Забушевал океан революции. Волны его докатились и до небольшого шахтерского городка. Рабочие угольных копей собирались, митинговали, ходили по улицам с красными бантами на груди, открыто пели революционные песни. И вот в это время, зимою 1917 года, из Томска в Судженск приехал некто Болдырев. Когда он зашел в клуб, куда был назначен на должность библиотекаря, то руки его опустились: в двух небольших шкафах валялось несколько старых журналов да растрепанные приложения к "Ниве". Это и был весь "фонд" его библиотеки.
Задумался Болдырев: время трудное - книг не достанешь. Но ему подсказали: "Здесь живет старый приятель Горького - Деренков. У него хорошая библиотека".
"Старик Деренков,- вспоминал Болдырев,- дорожил ею больше всего на свете. Охотно предоставлял брать у него книги для чтения почти всем желающим и тем не менее ни за что не хотел расставаться со своей библиотекой, чтобы пожертвовать ее нам".
Болдырев и комиссар копей стали уговаривать Деренкова. Ну пусть хоть на время передаст он часть книг; по первому же его требованию все будет возвращено в целости и сохранности. Комиссар дал слово лично отвечать за каждую книжку. Старик колебался, теребил бородку. Потом, тяжело вздохнув, согласился.
Так пополнилась рабочая библиотека сочинениями русских классиков, политическими брошюрами, журналами.
Вскоре новость облетела поселок: лавочник передал ценные книги рабочим. У Андрея Степановича Деренкова неожиданно нашлись последователи. Учителя, инженеры копей и простые шахтеры стали приносить Болдыреву учебники, журналы. Прошло не много времени, и на полках стояло уже 10000 книг. Утроилось количество читателей.
Время было грозное, неспокойное. Разрывая ночную тишь, на станцию Анжерка пригромыхал бронепоезд мятежных чехословаков; стягивались полки колчаковцев. С часу на час рабочие ожидали обстрела угольных копей.
"И вот в это тревожное время, - рассказывает Болдырев,- читатели забегают в библиотеку, предлагая в целях спасения ее разобрать книги по домам и переждать тревожные дни".
А затем настали темные времена. Власть в Анжеро-Судженске перешла к эсеровскому "народному собранию". Началась дикая травля большевиков и рабочих, которые сочувствовали им. Тогда-то народная читальня и осталась единственным уголком, куда могли заходить шахтеры.

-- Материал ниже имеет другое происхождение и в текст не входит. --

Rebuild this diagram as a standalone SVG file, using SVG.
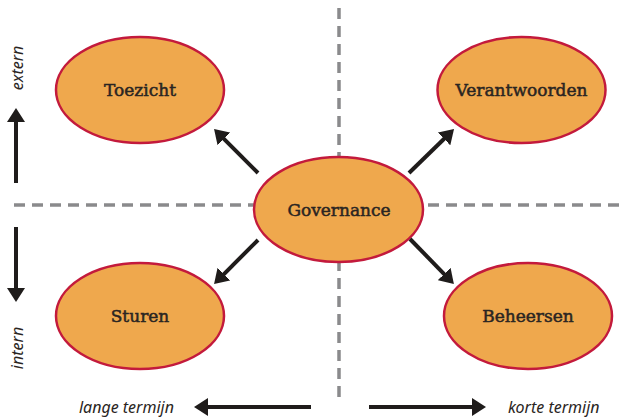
<svg xmlns="http://www.w3.org/2000/svg" width="626" height="419" viewBox="0 0 626 419">
  <style>
    .dash { stroke: #8a8a8c; stroke-width: 3.5; stroke-dasharray: 11 7; fill: none; }
    .node ellipse { fill: #efa84d; stroke: #c31a3c; stroke-width: 2.5; }
    .node text { font-family: "DejaVu Serif", "Liberation Serif", serif; font-size: 17px; fill: #2a2522; stroke: #2a2522; stroke-width: 0.5; text-anchor: middle; }
    .conn line { stroke: #1f1c1b; stroke-width: 4; marker-end: url(#ah); }
    .axis { font-family: "Noto Sans", "Open Sans", sans-serif; font-style: italic; font-size: 16px; fill: #2a2522; }
  </style>
  <defs>
    <marker id="ah" markerUnits="userSpaceOnUse" markerWidth="14" markerHeight="18" refX="6" refY="9" orient="auto">
      <path d="M0,0 L14,9 L0,18 z" fill="#1f1c1b"/>
    </marker>
  </defs>
  <rect width="626" height="419" fill="#ffffff"/>

  <g id="grid">
    <line class="dash" x1="14" y1="205" x2="626" y2="205"/>
    <line class="dash" x1="339" y1="8" x2="339" y2="402"/>
  </g>

  <g id="toezicht" class="node">
    <ellipse cx="140" cy="90" rx="84" ry="53"/>
    <text x="140" y="96">Toezicht</text>
  </g>
  <g id="verantwoorden" class="node">
    <ellipse cx="521.5" cy="90" rx="84" ry="53"/>
    <text x="521.5" y="96">Verantwoorden</text>
  </g>
  <g id="governance" class="node">
    <ellipse cx="338.5" cy="209.5" rx="84.5" ry="52.5"/>
    <text x="339" y="215.5">Governance</text>
  </g>
  <g id="sturen" class="node">
    <ellipse cx="140" cy="316" rx="84" ry="53"/>
    <text x="140" y="322">Sturen</text>
  </g>
  <g id="beheersen" class="node">
    <ellipse cx="528" cy="316" rx="84" ry="53"/>
    <text x="528" y="322">Beheersen</text>
  </g>

  <g id="connectors" class="conn">
    <line x1="258" y1="173" x2="219.7" y2="134.7"/>
    <line x1="409" y1="173" x2="448.3" y2="134.7"/>
    <line x1="258" y1="240" x2="219.7" y2="278.3"/>
    <line x1="410" y1="239" x2="448.3" y2="278.3"/>
    <line x1="16" y1="183" x2="16" y2="116"/>
    <line x1="16" y1="227" x2="16" y2="294"/>
    <line x1="311" y1="407" x2="202" y2="407"/>
    <line x1="369" y1="407" x2="478" y2="407"/>
  </g>

  <g id="axis-labels">
    <text class="axis" text-anchor="middle" transform="translate(23,68) rotate(-90)">extern</text>
    <text class="axis" text-anchor="middle" transform="translate(23,348) rotate(-90)">intern</text>
    <text class="axis" x="174" y="413" text-anchor="end">lange termijn</text>
    <text class="axis" x="508" y="413">korte termijn</text>
  </g>
</svg>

У Болдырева появились "помощники библиотекаря". Правда, они часто менялись. На самом же деле это были руководители большевистских организаций, скрывавшиеся от ищеек.
Наконец, Анжеро-Судженск освобожден от эсеров и колчаковцев. Снова начали собирать рабочие свою библиотеку. Они добывали деньги, покупали книги в Томске, выписывали из Москвы. И кто теперь отыщет в большом книжном море то основное ядро библиотеки, ее первооснову - те несколько сотен книг, которые передал рабочим друг Горького Анд рей Степанович Деренков...
Не так давно я побывал в Анжеро-Судженске. Разыскал дом, где жил Деренков, его знакомых. Один из шахтеров подарил мне редкую книгу. Толстый переплет с кожаным корешком не тронуло время. Титульный лист:
"М. Горький. Очерки и рассказы. Том 1-й.
2-е издание С. Дороватовского и А. Чарушникова.
С.-Петербург. 1899 г."
В этом томе, прожившем почти семьдесят лет, опубликованы ранние рассказы Горького - "Челкаш", "Песня о Соколе", "Макар Чудра" и многие другие.
На свободном листе выцветший автограф-факсимиле- "А. С. Деренков". Значит, книга принадлежала ему.
Как попала она к шахтеру? "Еще от родителей осталась, - ответил он на мой вопрос. - В сундуке лежала".
Я смотрю на этот старый том и вспоминаю о Деренкове, о том времени, когда в далекую Сибирь пришла ему посылка с книгами от его старого друга - "Олехи", великого писателя Максима Горького.
Не одна ли из этих книг теперь у меня в руках?
Очерк закончен. Стопки книг на столе; разбросаны черновики, выписки, заметки; аккуратно перепечатанная рукопись - результат нелегких поисков. Но я не тороплюсь убрать все это со стола: слишком сжился со старой Казанью, со студентами-народолюбцами, с сухоруким булочником, портрет которого стоит передо мною, с пекарем Алексеем по кличке Грохало, который стал Максимом Горьким. Смахнуть со стола все это не так-то легко. Пусть останется как есть до новых поисков, до новых встреч с таинственными героями следующего очерка.